Ireland had clearly lost competitiveness in the period post 2004. Prices and wages were above what was justified by underlying productivity levels. This exacerbated (somewhat) the post-2008 crash as it took a while for externally-facing sectors to take on staff in substantial numbers again, although the process started about 2012.


The Central Bank publishes real effective exchange rates for Ireland (https://www.centralbank.ie/statistics/data-and-analysis/competitiveness-reserves-and-national-debt/harmonised-competitiveness-indicators-for-ireland-(hcis) and they show (depending on your measure) depreciations of anything between 5% and 25% over the last decade - quite pronounced in the context of monetary union membership.

At this point many would argue that Ireland is over-competitive, and the massive growth driven by the external-facing sector since 2012 is clear evidence of this. Most multinationals are not complaining about wage rates in Ireland but 'hard' constraints such as housing and transport infrastructure. In this respect 2018 most resembles Ireland about 2000.

One can make the case that Irish workers probably deserve a little bit more right now, especially given that corporate profitability (from what we can tell) is very high.

The key to doing so is to make sure that wage rises are modest and can be paused when recession hits, as it inevitably will. Wages are sticky downward (but not upward). The tragedy of 2008-2012 - where one in seven jobs were lost but hourly wages didn't fall - should not be repeated.

Michael Taft

Fact Checker - thanks for that. Haven't visited HCIs since the depth of the recession. Like all measurements, they are tools but cannot, of their own, tell a full story. For instance, using EU Ameco's RER, we find that Germany is the most 'uncompetitive' economy compared to other main EU countries. We also find that over the last 30 years Italy was, on average, the most 'competitive'. We also know that Italy has been stuck in long-term stagnation.

Even the CBI's HCI calculations show wide variations depending on the deflator used (consumer, producer or wages).
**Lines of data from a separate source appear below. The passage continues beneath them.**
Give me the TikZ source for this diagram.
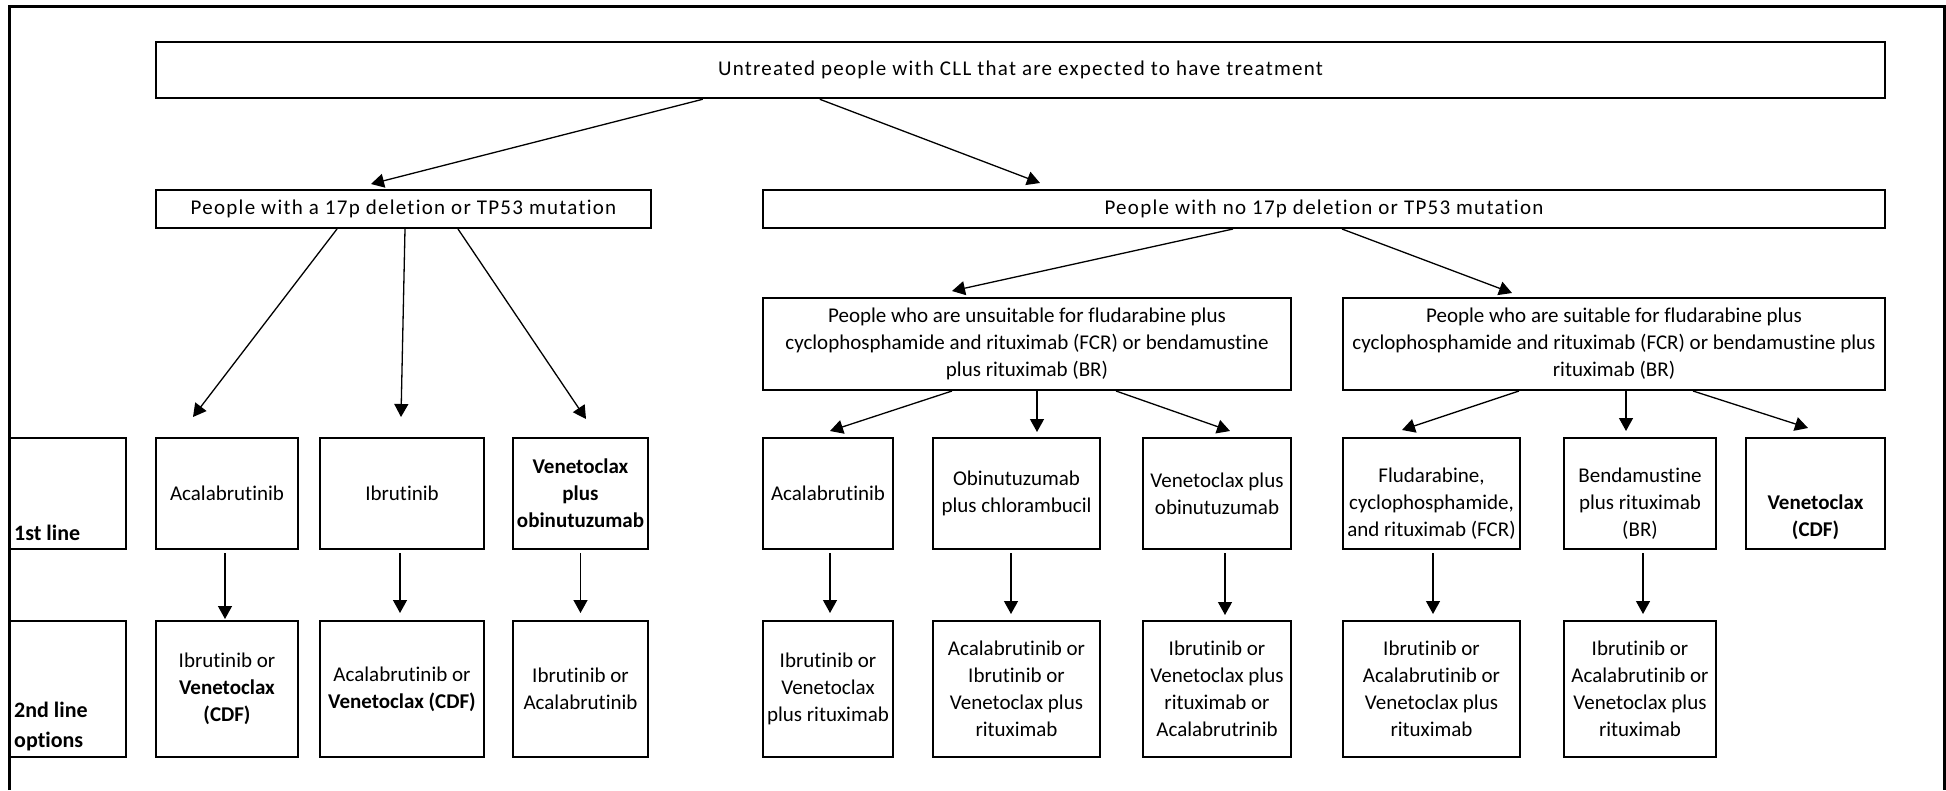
\documentclass[tikz,border=0pt]{standalone}
\usepackage{fontspec}
\setmainfont{Carlito}[Ligatures={NoCommon}]
\usetikzlibrary{arrows.meta}
\begin{document}
\begin{tikzpicture}[x=1pt,y=-1pt,
  box/.style={draw, line width=2pt, inner sep=0pt, align=center,
    font=\fontsize{21}{27}\selectfont},
  boldbox/.style={box, font=\fontsize{21}{27}\selectfont\bfseries},
  widebox/.style={box, font=\fontsize{21}{27}\selectfont\addfontfeature{LetterSpace=6}},
  plain/.style={inner sep=0pt, align=center, font=\fontsize{21}{27}\selectfont},
  lbltext/.style={inner sep=0pt, align=left, font=\fontsize{22}{30}\selectfont\bfseries},
  arr/.style={line width=1.3pt, -{Triangle[width=14pt,length=13pt]}},
  row1/.style={minimum height=111pt},
  row2/.style={minimum height=136pt}]
\useasboundingbox (0,0) rectangle (1946,790);
% outer frame
\draw[line width=3pt] (9,790) -- (9,6) -- (1944,6) -- (1944,790);

% top level
\node[widebox, line width=2.5pt, minimum width=1729pt, minimum height=56pt] (top) at (1020.5,70)
  {Untreated people with CLL that are expected to have treatment};
\node[widebox, minimum width=495pt, minimum height=38pt] (g1) at (403.5,209)
  {People with a 17p deletion or TP53 mutation};
\node[widebox, minimum width=1122pt, minimum height=38pt] (g2) at (1324,209)
  {People with no 17p deletion or TP53 mutation};
\node[box, minimum width=528pt, minimum height=92pt] (un) at (1027,344)
  {People who are unsuitable for fludarabine plus\\cyclophosphamide and rituximab (FCR) or bendamustine\\plus rituximab (BR)};
\node[box, minimum width=542pt, minimum height=92pt] (su) at (1614,344)
  {People who are suitable for fludarabine plus\\cyclophosphamide and rituximab (FCR) or bendamustine plus\\rituximab (BR)};

% row labels
\node[box, row1, minimum width=117pt] (L1) at (67.5,493.5) {};
\node[lbltext, anchor=west] (L1t) at (14,533) {1st line};
\node[box, row2, minimum width=117pt] (L2) at (67.5,689) {};
\node[lbltext, anchor=west] (L2t) at (14,727) {2nd line\\options};

% first line
\node[box, row1, minimum width=142pt] (A1) at (227,493.5) {Acalabrutinib};
\node[box, row1, minimum width=164pt] (A2) at (402,493.5) {Ibrutinib};
\node[boldbox, row1, minimum width=135pt] (A3) at (580.5,493.5) {Venetoclax\\plus\\obinutuzumab};
\node[box, row1, minimum width=130pt] (B1) at (828,493.5) {Acalabrutinib};
\node[box, row1, minimum width=167pt] (B2) at (1016.5,493.5) {Obinutuzumab\\plus chlorambucil};
\node[box, row1, minimum width=148pt] (B3) at (1217,493.5) {Venetoclax plus\\obinutuzumab};
\node[box, row1, minimum width=177pt] (C1) at (1431.5,493.5) {};
\node[plain] (C1t) at (1431.5,504) {Fludarabine,\\cyclophosphamide,\\and rituximab (FCR)};
\node[box, row1, minimum width=152pt] (C2) at (1640,493.5) {};
\node[plain] (C2t) at (1640,504) {Bendamustine\\plus rituximab\\(BR)};
\node[box, row1, minimum width=139pt] (C3) at (1815.5,493.5) {};
\node[plain, font=\fontsize{21}{27}\selectfont\bfseries] (C3t) at (1815.5,517.5) {Venetoclax\\(CDF)};

% second line
\node[box, row2, minimum width=142pt] (A1b) at (227,689) {Ibrutinib or\\\textbf{Venetoclax}\\\textbf{(CDF)}};
\node[box, row2, minimum width=164pt] (A2b) at (402,689) {Acalabrutinib or\\\textbf{Venetoclax (CDF)}};
\node[box, row2, minimum width=135pt] (A3b) at (580.5,689) {Ibrutinib or\\Acalabrutinib};
\node[box, row2, minimum width=130pt] (B1b) at (828,689) {Ibrutinib or\\Venetoclax\\plus rituximab};
\node[box, row2, minimum width=167pt] (B2b) at (1016.5,689) {Acalabrutinib or\\Ibrutinib or\\Venetoclax plus\\rituximab};
\node[box, row2, minimum width=148pt] (B3b) at (1217,689) {Ibrutinib or\\Venetoclax plus\\rituximab or\\Acalabrutrinib};
\node[box, row2, minimum width=177pt] (C1b) at (1431.5,689) {Ibrutinib or\\Acalabrutinib or\\Venetoclax plus\\rituximab};
\node[box, row2, minimum width=152pt] (C2b) at (1640,689) {Ibrutinib or\\Acalabrutinib or\\Venetoclax plus\\rituximab};

% arrows: top level
\draw[arr] ([shift={(548,0)}]top.south west) -- ([shift={(216,-5)}]g1.north west);
\draw[arr] ([shift={(665,0)}]top.south west) -- ([shift={(278,-6)}]g2.north west);
% left group
\draw[arr] ([shift={(182,0)}]g1.south west) -- ([shift={(38,-20)}]A1.north west);
\draw[arr] ([shift={(250,0)}]g1.south west) -- ([shift={(82,-20)}]A2.north west);
\draw[arr] ([shift={(303,0)}]g1.south west) -- ([shift={(74,-18)}]A3.north west);
% right group
\draw[arr] ([shift={(471,0)}]g2.south west) -- ([shift={(190,-6)}]un.north west);
\draw[arr] ([shift={(580,0)}]g2.south west) -- ([shift={(170,-4)}]su.north west);
% unsuitable
\draw[arr] ([shift={(190,0)}]un.south west) -- ([shift={(68,-6)}]B1.north west);
\draw[arr] ([shift={(275,0)}]un.south west) -- ([shift={(105,-5)}]B2.north west);
\draw[arr] ([shift={(354,0)}]un.south west) -- ([shift={(88,-6)}]B3.north west);
% suitable
\draw[arr] ([shift={(177,0)}]su.south west) -- ([shift={(60,-7)}]C1.north west);
\draw[arr] ([shift={(284,0)}]su.south west) -- ([shift={(63,-6)}]C2.north west);
\draw[arr] ([shift={(351,0)}]su.south west) -- ([shift={(63,-9)}]C3.north west);
% first to second line
\draw[arr] ([shift={(-2,3)}]A1.south) -- ([shift={(-2,-1)}]A1b.north);
\draw[arr] ([shift={(-2,3)}]A2.south) -- ([shift={(-2,-7)}]A2b.north);
\draw[arr] ([shift={(0,3)}]A3.south) -- ([shift={(0,-7)}]A3b.north);
\draw[arr] ([shift={(2,3)}]B1.south) -- ([shift={(2,-7)}]B1b.north);
\draw[arr] ([shift={(-5.5,3)}]B2.south) -- ([shift={(-5.5,-6)}]B2b.north);
\draw[arr] ([shift={(8,3)}]B3.south) -- ([shift={(8,-5)}]B3b.north);
\draw[arr] ([shift={(1.5,3)}]C1.south) -- ([shift={(1.5,-6)}]C1b.north);
\draw[arr] ([shift={(3,3)}]C2.south) -- ([shift={(3,-6)}]C2b.north);
\end{tikzpicture}
\end{document}
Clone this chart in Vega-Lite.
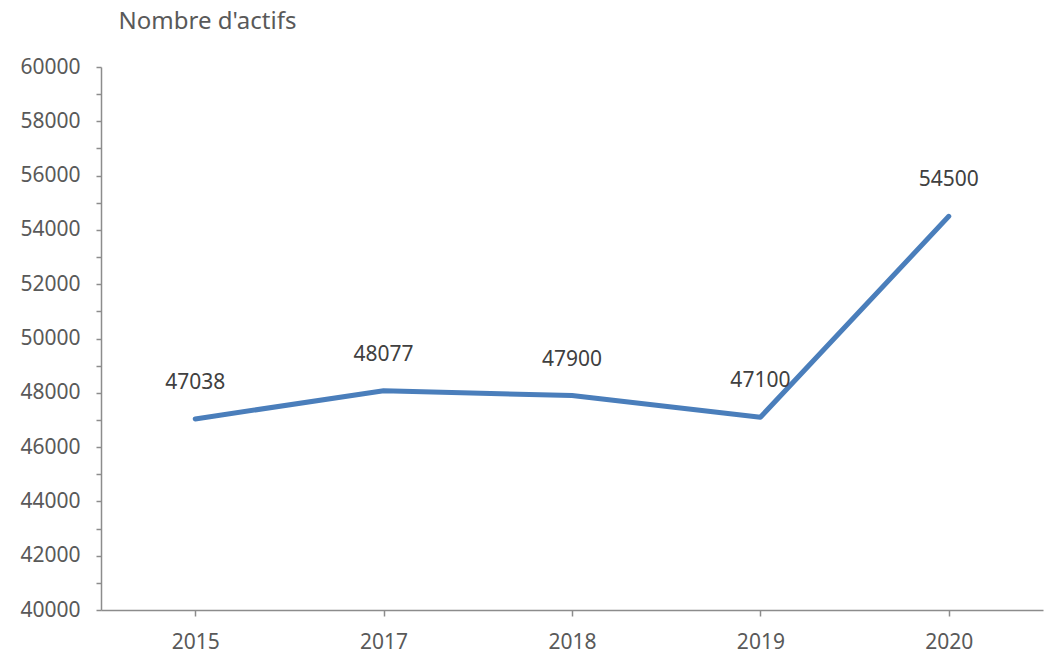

There is no doubting that the economy ran into deep trouble post 2001. RERs can help us understand but we need other measurements and a lot of analysis. For instance, were wages the cause or the effect of this deteriorating performance - or can we even neatly divide one component into such categories?

Also, I would suggest that if hourly wages fell between 2008 and 2012, the recession/stagnation would have been prolonged. The real tragedy was the continuation of pro-cyclical fiscal policies combined with an inability to 'read' the causes of the downturn and act accordingly.

Fact Checker

Thanks Michael

There are big problems with using REERs for Ireland, particularly the unit labour cost-deflated one. I could write a long essay but I won't. Suffice to say: treat with care and provide a range!

My counterfactual is wages falling 3% between 2008 and 2012 and employment falling 3pp less. Aggregate labour income would have been about the same and this would have been far better from a societal perspective. And it probably would have happened if Ireland had not been in a monetary union via a depreciation and imported inflation.

The lesson of that period is that Ireland is uniquely vulnerable and no longer has the exchange rate mechanism as a policy tool. It is far more prudent to have wages a little lower than where workers would like them going into a crisis than the other way round. Downward nominal wage rigidity is very real.